Let’s begin with scale. First of all, we are offering EBS-backed vSAN with capacity that ranges from 15TB to 35TB per host. This is far higher than the 10TB per host currently available on I3. For a 4 node cluster, this means that capacity can range from 60TB to 140TB. There is a requirement today that as you add additional hosts to your EBS-backed vSAN cluster, you must add nodes with identical capacity. In the VMworld presentation, we were informed that there is a plan to relax this requirement and add capacity at a few TB at a time, but this is not the case today. Today, you must add additional hosts for scaling capacity as well. The maximum cluster we can have today in VMC/AWS is 16 nodes, thus your cluster could scale to 560TB.

Performance

IOPS from EBS gp2 is limited to 3X the capacity, measured in GiB. However, this is also throttled at 10K IOPS and 160MBps Throughput per volume. Thus, to get 10K IOPS, you need a minimum 3TB volume size. For vSAN, this will be the cache device size since vSAN is a caching system. With 3 disk groups per host, that adds up to ~9TB cache per node. This should in turn give something in the region of 30K IOPS per node. This is all at a sub-millisecond latency, but once the threshold limit has been reach, latency starts to increase significantly.

Data Services

EBS-backed vSAN only offers some of the data services that are offered with the i3 bare-metal. In particular, deployments on EBS-backed vSAN use compression only. There is no deduplication offered. Checksum is enabled. Objects are deployed with Erasure Coding and a Failures to Tolerate value of 1, implying a RAID-5 configuration – thus there is a need for a minimum of 4 nodes in the cluster. Why not enable deduplication? Well, the reason was performance, considering the throttling of IOPS and Throughput on EBS. There is a considerable amount of IO related to the deduplication hash map which would eat into the available IOPS on EBS. Performance was found to be much better on EBS-backed vSAN without deduplication enabled. This then begs the question around space efficiency. Rakesh and Peng addressed this in the VMworld video whereby they highlighted that space savings for the workloads that we expect to run on EBS-backed vSAN (such as OTLP – Oracle and SQL Server) are not negatively impacted by a lack of deduplication.

Availability

There is one significant advantage when it comes to availability with EBS-backed vSAN, and this has to do with resync traffic. When running vSAN on-premises (or as an i3p) and there is a host failure or a host being decommissioned from the cluster, all of the data on that host has to be rebuilt elsewhere in the cluster for the objects to maintain their compliance state. In EBS-backed vSAN, this works much differently.
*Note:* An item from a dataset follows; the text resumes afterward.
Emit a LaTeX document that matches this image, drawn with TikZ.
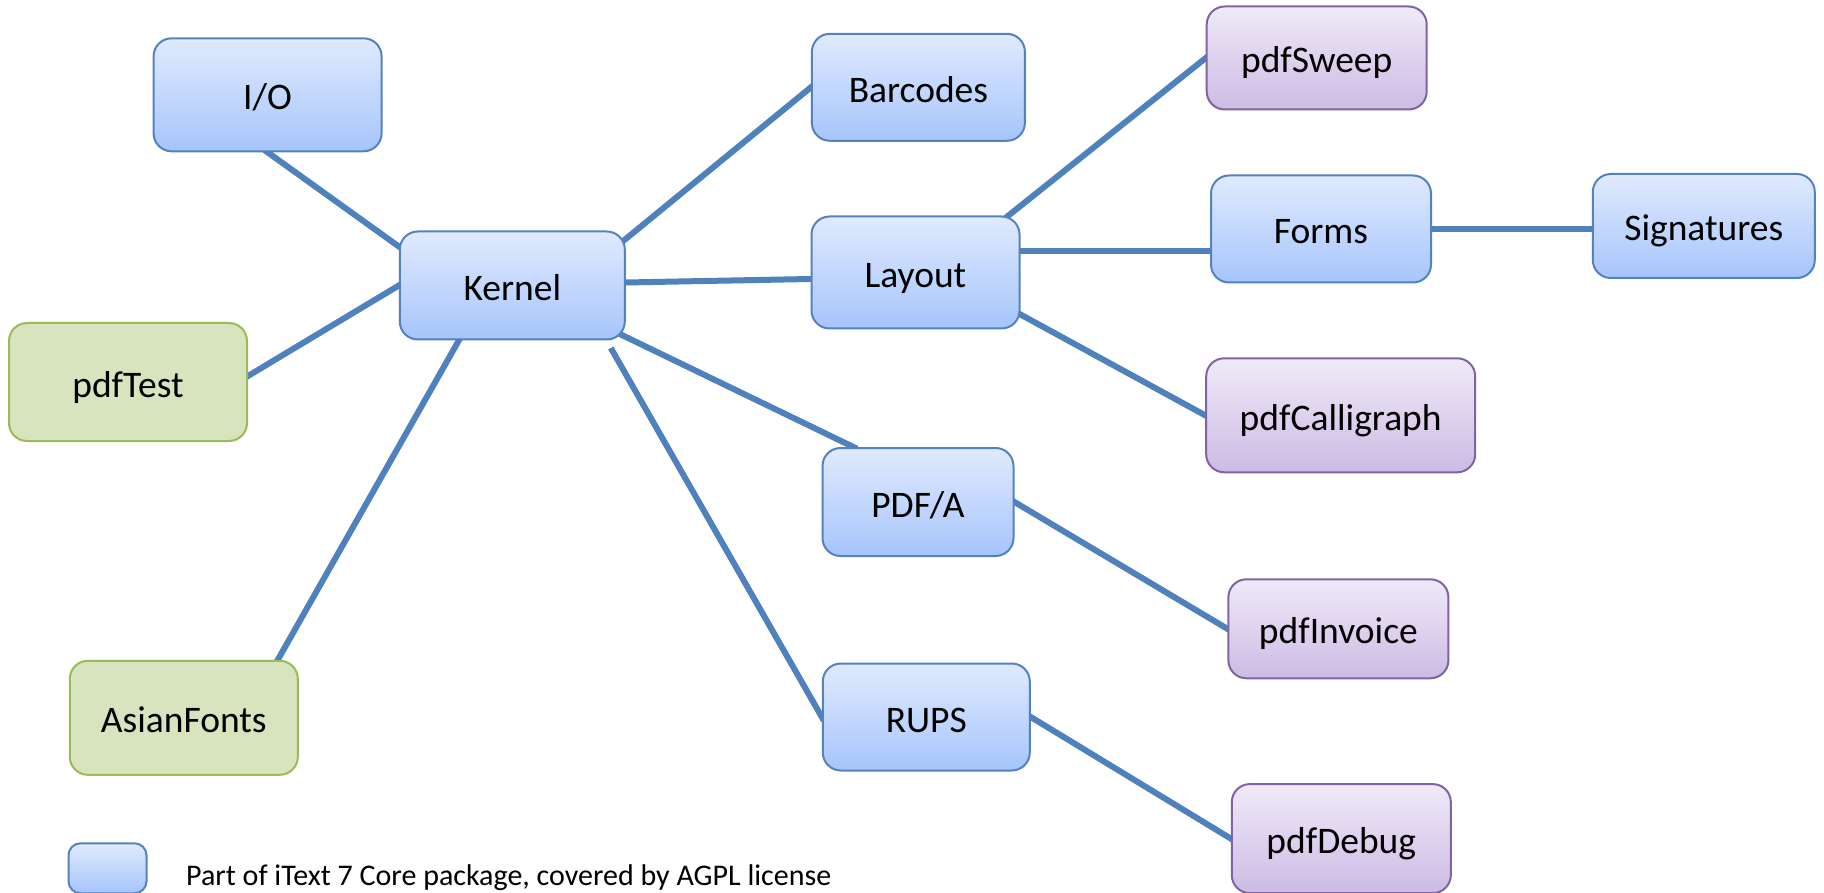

Let’s take a situation on EBS-backed vSAN where a host is going to be decommissioned. First of all, a new host is added to the cluster to cater for the compute requirements of the host that is being decommissioned. Next, a new host is made available outside the cluster, and the EBS-backed volumes that were on the host being decommissioned are detached from that host and attached to the new host. The original host is then removed, and this new host is added to the cluster. Now all that is needed is for the changes that occurred during the detach and re-attach steps to be resync’ed to the storage. Finally, the host that was added to take up the compute slack can be removed. Compare this to a full host resync that would be required in an on-premised deployment or even an i3p deployment. Quite a nice feature for sure.

Futures

As well as incremental scale out of capacity, Rakesh alluded to another plan, which is of course to use external storage arrays in VMC for AWS as well. Of course, we should take into account the disclaimer that was highlighted at the beginning of the video, but this is another interesting approach to provisioning low-cost storage going forward. Interestingly, he mentioned that this storage could be consumed not just for datastores, but also by Guest OS’es running in VMs. I guess we will have to wait and see.